The story idea is vital to all phases of the filmmaking process. It’s what you’ll pitch to producers to attract financing. It’s what you’ll pitch to directors and actors to attract talent. And finally, it’s what will be pitched to moviegoers on opening weekend at the box office.
Next time you’re thinking about writing a new script, use this simple exercise to test your idea before you sit down to write.
Tell ten people about your movie and pay attention to their reactions.
How many of those ten people are excited about the idea? How many tell you they would pay to see your movie in the theater? How many follow up with you later to tell you how much they like the idea?
Set a high standard for yourself. Only pursue the script if nine out of ten people show genuine excitement about the idea.

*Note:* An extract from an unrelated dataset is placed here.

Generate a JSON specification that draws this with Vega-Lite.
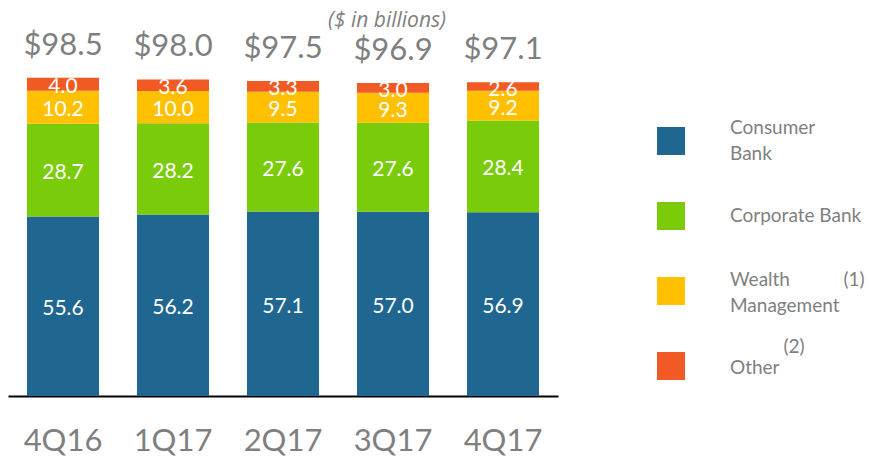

You will likely spend hundreds of hours writing your screenplay. Don’t spend that time writing unless you know it’s an idea that people are really excited about.
Use people’s excitement as fuel to propel you through the writing process, which can be long, arduous and plagued with fear and self-doubt.
If you ever find yourself low on energy, tell someone new about your script. Their excitement will refill your tank and get you moving again.
The knowledge that people find your idea compelling will give you the confidence to focus on writing and finish the job.